The film “Spotlight” is the retelling of the true story of how Spotlight, an investigative journalism team for the Boston Globe, covered and wrote the story of the multiple priests abusing children throughout the years in Boston and how the church was covering it up. The film starts in 2001 before 911, but it goes back many years. Robby Robinson, Sacha Pfeiffer, Mike Rezendes, and Matt Carrol are the members of the Spotlight team who are covering the story. Through hardship and struggle, the team would stop at nothing to investigate and bring the wrongdoings of the church into the spotlight.
The story starts when the Boston Globe received a new managing editor by the name of Marty Baron. He sees the story and puts Spotlight on the case. Their stories usually take multiple months up to years to investigate and write. These journalists gave up time, family relations, and their own well-being to write this story. As they investigate the story, the entire team had to keep it a complete secret, even to the rest of the Globe. No matter if the information could help people around them, they have to keep it top-secret until they can get the story out so that no leaks would happen.
One of the first scenes is a reenactment of what sets off this powder keg of a story. A mother reports her two boys being molested by a priest but is pushed into keeping it between them and the church. The scene is very important since it gives us a description of how the church silenced these reports. Marty Baron, the new managing editor of the Boston Globe walks into the story. When Robby Robinson, the editor for Spotlight, didn’t see many features for the story, Baron decided to push it more and put the Spotlight team on the case.
The next steps for the Spotlight team were to file a motion to get sensitive documents available to the public. These documents would be essential keys to this story. They provided conclusive evidence of the fact that the church was sweeping these incidents and the molesting of children under the rug. Down the story, almost every single person the team members went to for information or clearance tried to turn them away from the story. They would say that they should keep this between themselves or that it wasn’t a big deal. The story was so filled with the restrictions and the struggle to get information. Even so, the Spotlight team continued. Next, the team talked to a man by the name of Phil Saviano. Phil was the first survivor that the team talked to in person. He was a part of an organization called SNAP that was a support organization for the survivors of priest molestation. He told them his story and advised the team to seek out and talk to Richard Sipe. Richard Sipe was an ex-priest who married a nun and became a psychotherapist and author of six books about Catholicism.

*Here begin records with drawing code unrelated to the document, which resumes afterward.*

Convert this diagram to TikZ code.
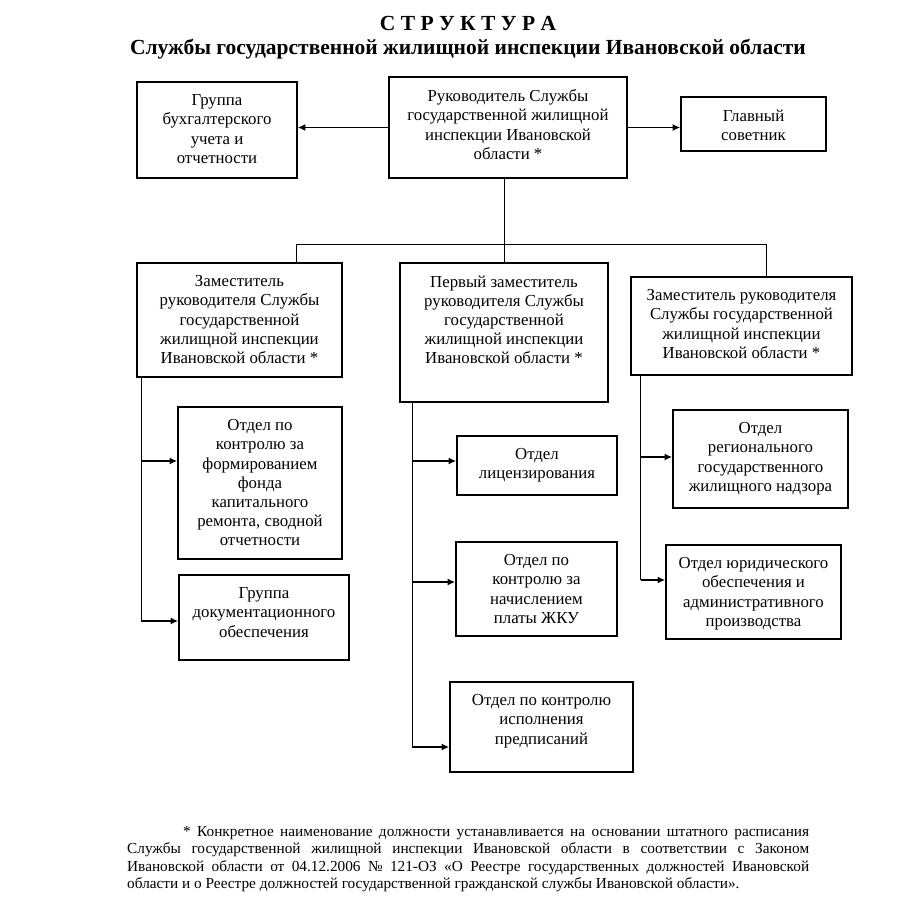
\documentclass[tikz,border=0pt]{standalone}
\usepackage{fontspec}
\setmainfont{Liberation Serif}
\usetikzlibrary{positioning,arrows.meta}

\begin{document}
\begin{tikzpicture}[
   x=1pt,y=-1pt,
   unit/.style={draw,line width=1.8pt,inner sep=0pt},
   txt/.style={align=center,inner sep=0pt,outer sep=0pt,font=\fontsize{16.8}{19.2}\selectfont},
   head/.style={font=\fontsize{21.5}{24}\selectfont\bfseries,inner sep=0pt},
   link/.style={line width=0.9pt},
   arr/.style={-{Latex[length=7.5pt,width=7pt]},line width=1.3pt}]
\useasboundingbox (0,0) rectangle (903,922);
% title
\node[head] (title) at (468,23) {С Т Р У К Т У Р А};
\node[head] (subtitle) at (468,49) {Службы государственной жилищной инспекции Ивановской области};
% top row
\node[unit,minimum width=160pt,minimum height=96pt] (buh) at (217,130) {};
\node[unit,minimum width=238pt,minimum height=101pt] (chief) at (508,127.5) {};
\node[unit,minimum width=145pt,minimum height=54pt] (adviser) at (753.5,124) {};
\node[txt,below=13.5pt of buh.north] (buh-t) {Группа\\бухгалтерского\\учета и\\отчетности};
\node[txt,below=13.5pt of chief.north] (chief-t) {Руководитель Службы\\государственной жилищной\\инспекции Ивановской\\области *};
\node[txt,below=13.5pt of adviser.north] (adviser-t) {Главный\\советник};
% deputies
\node[unit,minimum width=205pt,minimum height=114pt] (dep1) at (239.5,320) {};
\node[unit,minimum width=208pt,minimum height=139pt] (first) at (504,332.5) {};
\node[unit,minimum width=221pt,minimum height=98pt] (dep2) at (741.5,326) {};
\node[txt,below=13.5pt of dep1.north] (dep1-t) {Заместитель\\руководителя Службы\\государственной\\жилищной инспекции\\Ивановской области *};
\node[txt,below=13.5pt of first.north] (first-t) {Первый заместитель\\руководителя Службы\\государственной\\жилищной инспекции\\Ивановской области *};
\node[txt,below=13.5pt of dep2.north] (dep2-t) {Заместитель руководителя\\Службы государственной\\жилищной инспекции\\Ивановской области *};
% departments
\node[unit,minimum width=164pt,minimum height=152pt] (fund) at (260,483) {};
\node[unit,minimum width=170pt,minimum height=85pt] (docs) at (264,617.5) {};
\node[unit,minimum width=160pt,minimum height=59pt] (lic) at (537,465.5) {};
\node[unit,minimum width=161pt,minimum height=94pt] (fees) at (536.5,589) {};
\node[unit,minimum width=183pt,minimum height=90pt] (orders) at (541.5,727) {};
\node[unit,minimum width=175pt,minimum height=98pt] (reg) at (760.5,459) {};
\node[unit,minimum width=175pt,minimum height=94pt] (law) at (753.5,592) {};
\node[txt,below=13.5pt of fund.north] (fund-t) {Отдел по\\контролю за\\формированием\\фонда\\капитального\\ремонта, сводной\\отчетности};
\node[txt,below=13.5pt of docs.north] (docs-t) {Группа\\документационного\\обеспечения};
\node[txt,below=13.5pt of lic.north] (lic-t) {Отдел\\лицензирования};
\node[txt,below=13.5pt of fees.north] (fees-t) {Отдел по\\контролю за\\начислением\\платы ЖКУ};
\node[txt,below=13.5pt of orders.north] (orders-t) {Отдел по контролю\\исполнения\\предписаний};
\node[txt,below=13.5pt of reg.north] (reg-t) {Отдел\\регионального\\государственного\\жилищного надзора};
\node[txt,below=13.5pt of law.north] (law-t) {Отдел юридического\\обеспечения и\\административного\\производства};
% connectors
\coordinate (busL) at (296,244);
\coordinate (busR) at (766,244);
\coordinate (spineA) at (141,377);
\coordinate (spineB) at (412,402);
\coordinate (spineC) at (640.5,375);
\draw[arr] (chief.west) -- (chief.west -| buh.east);
\draw[arr] (chief.east) -- (chief.east -| adviser.west);
\draw[link] (first.north |- chief.south) -- (first.north);
\draw[link] (dep1.north -| busL) |- (busR) -- (dep2.north -| busR);
\draw[link] (spineA) -- (spineA |- 0,621);
\draw[arr] (spineA |- 0,461) -- (fund.west |- 0,461);
\draw[arr] (spineA |- 0,621) -- (docs.west |- 0,621);
\draw[link] (spineB) -- (spineB |- 0,747);
\draw[arr] (spineB |- 0,461) -- (lic.west |- 0,461);
\draw[arr] (spineB |- 0,582) -- (fees.west |- 0,582);
\draw[arr] (spineB |- 0,747) -- (orders.west |- 0,747);
\draw[link] (spineC) -- (spineC |- 0,580);
\draw[arr] (spineC |- 0,457) -- (reg.west |- 0,457);
\draw[arr] (spineC |- 0,580) -- (law.west |- 0,580);
% footnote
\node[anchor=north west,inner sep=0pt,text width=682pt,align=justify,font=\fontsize{15.3}{17.4}\selectfont] (note) at (127,826)
  {\hspace*{56pt}* Конкретное наименование должности устанавливается на основании штатного расписания\linebreak
   Службы государственной жилищной инспекции Ивановской области в соответствии с Законом\linebreak
   Ивановской области от 04.12.2006 № 121-ОЗ «О Реестре государственных должностей Ивановской\linebreak
   области и о Реестре должностей государственной гражданской службы Ивановской области».};
\end{tikzpicture}
\end{document}
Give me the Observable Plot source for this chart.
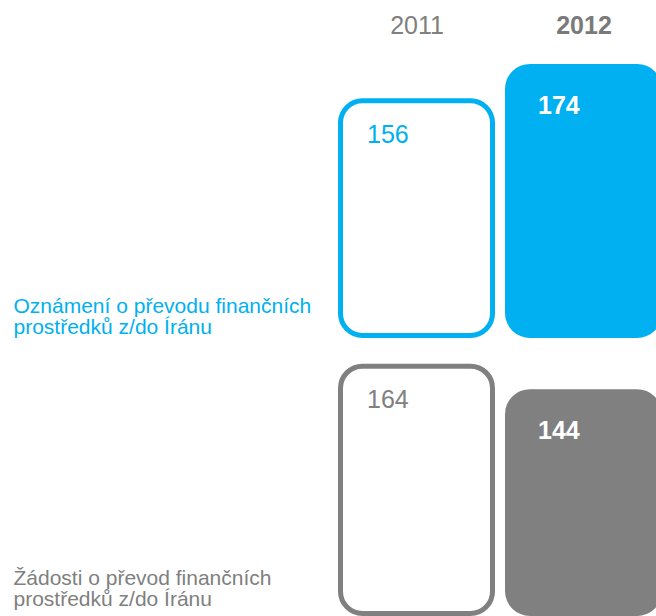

Richard Sipe helped the Spotlight team members discover that there were over 90 priests in Boston abusing and molesting children, instead of the 13 they had suspected originally. The team starts to get more enemies and attract more tension as the story heats up. Just as the team is about to get the restricted documents that could make this story, 9/11 happened. The story was put aside so that all reporters could cover 9/11 for the next few weeks. The team picked it back up again when the important documents were finally released to the public. The team hurried to get the documents and finish the story before any other paper could. The documents ended up having multiple letters and verifications that high ranking clergy were hiding the fact that they knew about these crimes.
Baron told the team members that they couldn’t stop the story at just a few priests. They had to prove that this went through the whole church and to write the story about how deep those roots went. The team kept up their investigation, getting evidence that each of these 90 or so priests did these acts and that high-ranking officials of the Catholic Church were hiding it and putting these priests back into new churches. With this information found and the evidence from the documents, the story would be released after New Year’s. When the story came out, it gave hundreds of survivors the courage to call Spotlight and tell them their own stories and how they were abused. The Spotlight’s room of operation filled with the phone calls of survivors calling in.
In this movie, people learn and see the harsh reality of these cases. Most to all of them were pushed under the rug. People never had the chance to tell their stories. The Spotlight team members themselves may have lost things while pursuing the story. They may have lost friendships, faith, and relationships with their families. But they gained a lot from it. The team members got the satisfaction and knowledge that they brought wrongdoers to justice. Even though it should have been done sooner, the team members had finally brought the wrongdoings of the church into the spotlight and helped many survivors get closure as well as prevented many more children from experiencing the same fate.